No, I don't think this will be the cover.

No, I don’t really know. Not only do I lack fortune-telling skills (nothing in the bottom of my Nescafe mug!), I have relatively little publishing-business sense.

But I imagine that Houghton Mifflin Harcourt is putting their money on Revolution 2.0, to be written by Wael Ghonim, translated by (?), and edited by HMH publisher Bruce Nichols. Nichols, presumably, will take a firm hand in shaping the narrative.

It seems that they’re targeting the Three Cups of Tea demographic:

REVOLUTION 2.0 is the story of how the revolution came about with the power of social media and internet technology. Ghonim also tells an inspirational story of how anyone can be empowered to change the world starting from his belief that the “power of the people is stronger than the people in power.”


According to the news release, Ghonim’s book will be published on Jan. 25, 2012.

Meanwhile, I’ll be looking for more of this:

Banipal40 has, in addition to a host of Libyan fiction, an excerpt from Abdelkarim Jouiti’s IPAF-longlisted كتيبة الخراب.

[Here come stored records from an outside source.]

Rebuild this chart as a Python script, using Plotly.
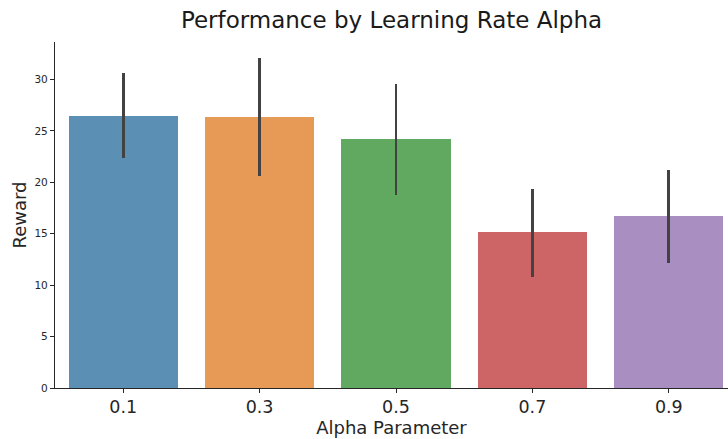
import plotly.graph_objects as go

categories = ["0.1", "0.3", "0.5", "0.7", "0.9"]
mean_reward = [26.5, 26.4, 24.17, 15.15, 16.7]
ci_low = [22.33, 20.6, 18.77, 10.8, 12.19]
ci_high = [30.64, 32.13, 29.61, 19.32, 21.22]
bar_colors = ["#3274a1", "#e1812c", "#3a923a", "#c03d3e", "#9372b2"]
y_ticks = [0, 5, 10, 15, 20, 25, 30]

err_plus = [h - m for h, m in zip(ci_high, mean_reward)]
err_minus = [m - l for m, l in zip(mean_reward, ci_low)]

fig = go.Figure()
fig.add_trace(go.Bar(
    x=list(range(len(categories))),
    y=mean_reward,
    width=0.8,
    marker=dict(color=bar_colors, opacity=0.8, line=dict(width=0)),
    error_y=dict(type="data", symmetric=False, array=err_plus, arrayminus=err_minus,
                 width=0, thickness=2.8, color="#424242"),
    showlegend=False,
))

FONT = "DejaVu Sans"
fig.update_layout(
    width=728, height=439,
    margin=dict(l=55, r=0, t=42, b=51),
    paper_bgcolor="white", plot_bgcolor="white",
    font=dict(family=FONT, color="#262626"),
    title=dict(text="Performance by Learning Rate Alpha", x=0.5, xref="paper",
               y=1 - 20 / 439, yref="container", xanchor="center", yanchor="middle",
               font=dict(size=23, family=FONT, color="#1a1a1a")),
    bargap=0,
)
fig.update_xaxes(
    range=[-0.5, 4.434],
    tickvals=list(range(len(categories))), ticktext=categories,
    tickfont=dict(size=17.5, family=FONT, color="#262626"),
    ticks="outside", ticklen=4, tickcolor="#262626", tickwidth=1,
    ticklabelstandoff=-1,
    showline=True, linecolor="#262626", linewidth=1.2,
    showgrid=False, zeroline=False,
    title=dict(text="Alpha Parameter", font=dict(size=18, family=FONT, color="#262626"), standoff=4),
)
fig.update_yaxes(
    range=[0, 33.65],
    tickvals=y_ticks,
    tickfont=dict(size=10.5, family=FONT, color="#262626"),
    ticks="outside", ticklen=4, tickcolor="#262626", tickwidth=1,
    showline=True, linecolor="#262626", linewidth=1.2,
    showgrid=False, zeroline=False,
    title=dict(text="Reward", font=dict(size=18, family=FONT, color="#262626"), standoff=3),
)

fig.write_html("out.html", config={"displayModeBar": False},
               post_script="document.body.style.margin='0';document.body.style.overflow='hidden';")
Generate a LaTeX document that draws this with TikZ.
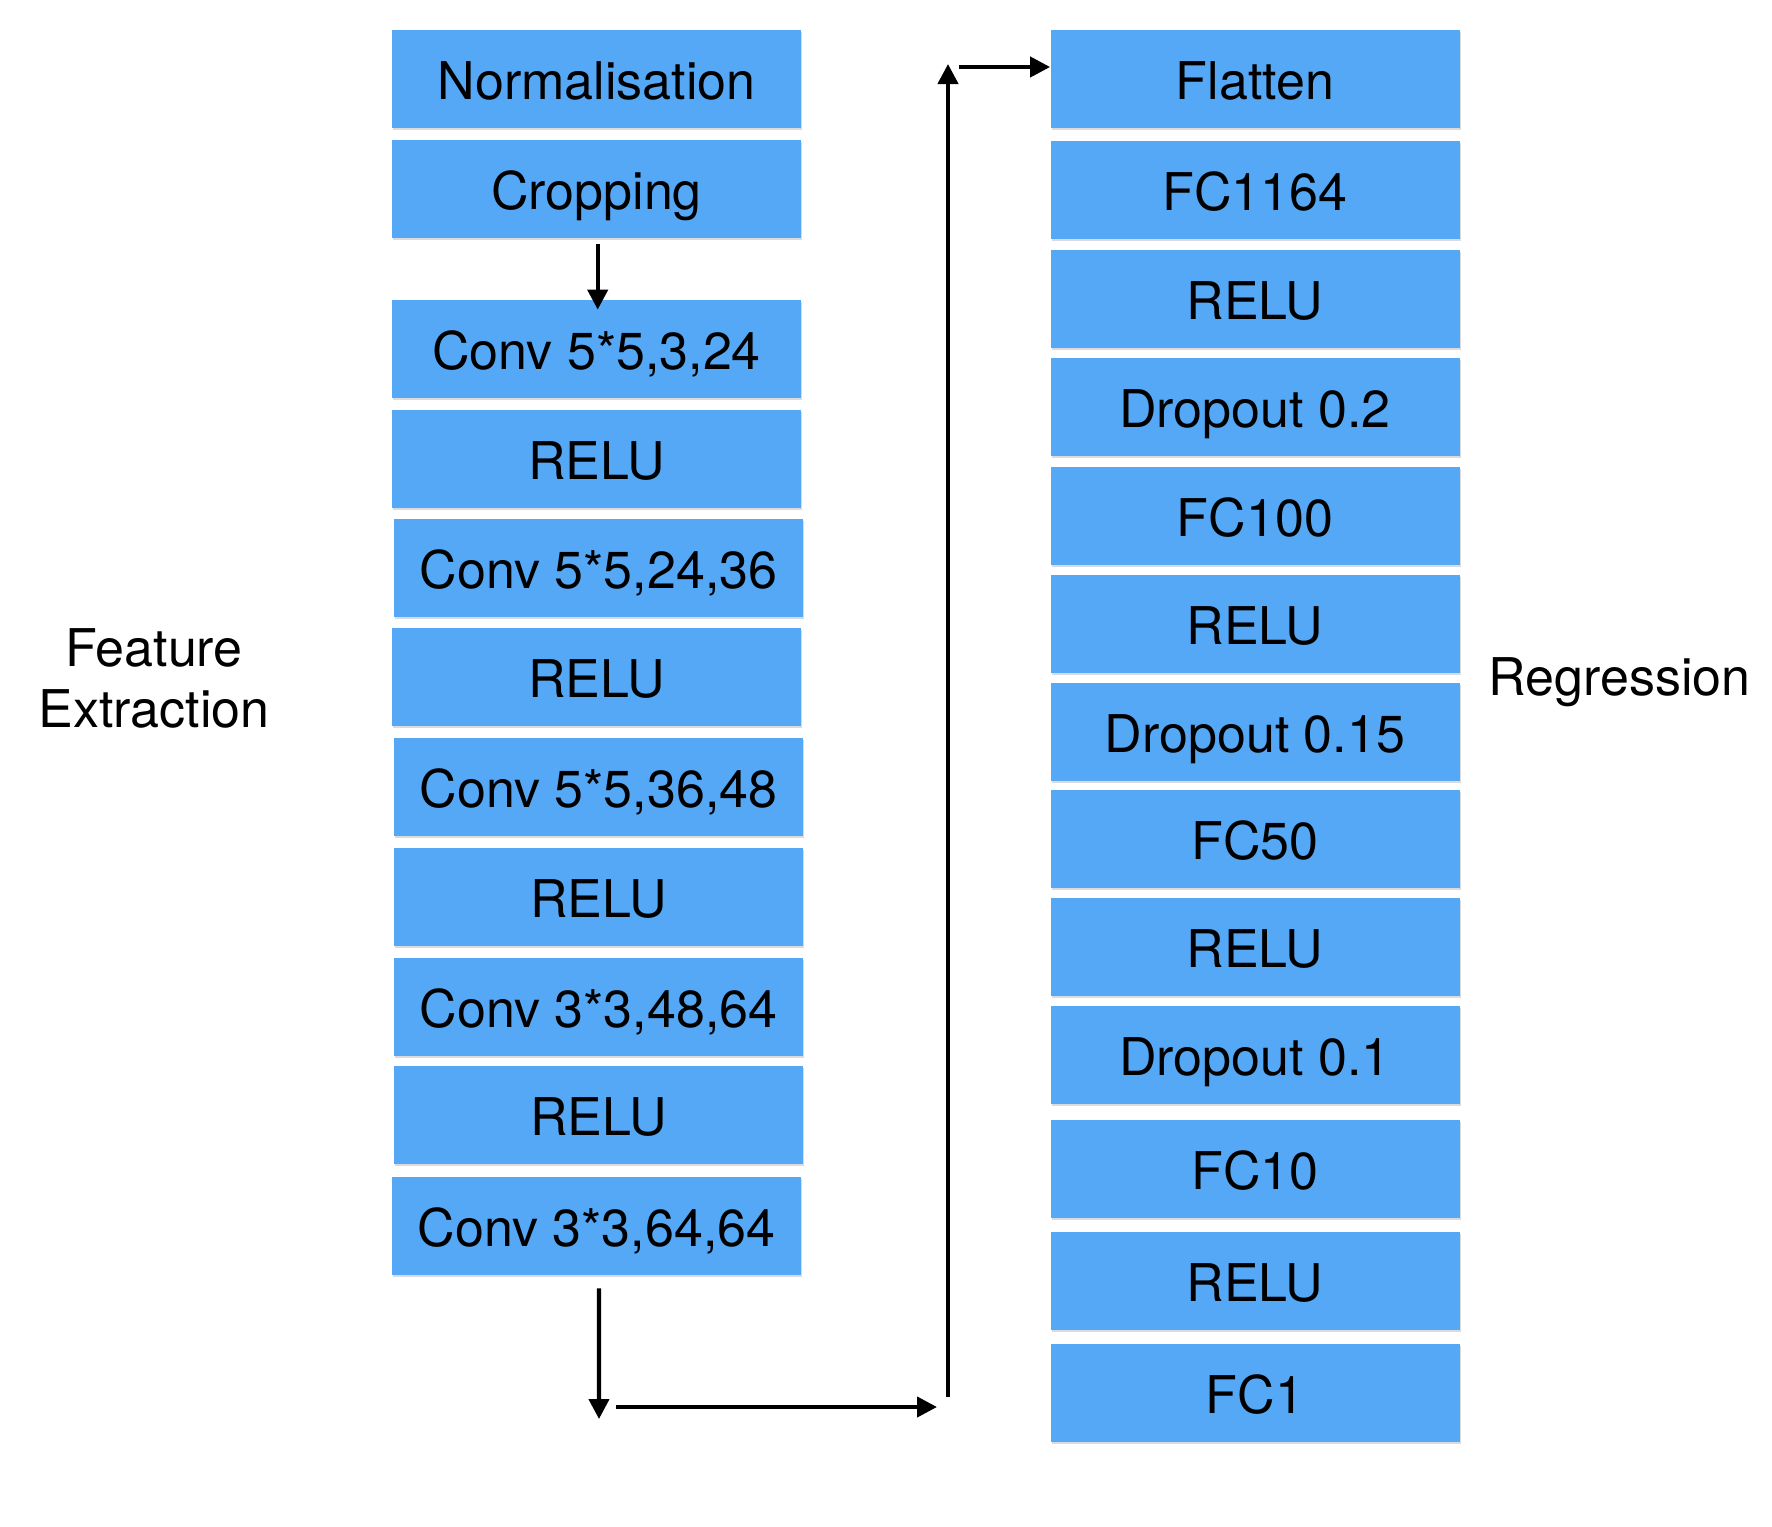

The excerpt, translated by Piers Amodia, is titled “The Danish Tree.” It follows a low-level municipal employee of a small Moroccan town as he receives a bequest of a ficus tree on behalf of the city. The excerpt is clear, the setting vivid, the passage shaped both by the story of the tree and by the narrator’s thoughts about Oscar Wilde’s “The Picture of Dorian Gray.”

Part of what I enjoyed about the passage was the connection made between the narrator and the tree:

What could it bring to a city where impatient landowners and businessmen complained of the inability of science to invent an effective means to dispose of trees quickly and quietly? They had tried cutting off the water supply, bleach, washing powder, machine oil, lime, lighting forest fires in the night and stripping the bark. Yet the agony of the trees continued, as did the anger of the landowners. What significance could it bring to a city which had begun to see trees as lost housing space? Was the tree now feeling the same sense of loss and sadness that human beings feel when thrown into some unknown place? Or was it still young and, like a child, unable to appreciate the seriousness of its fate?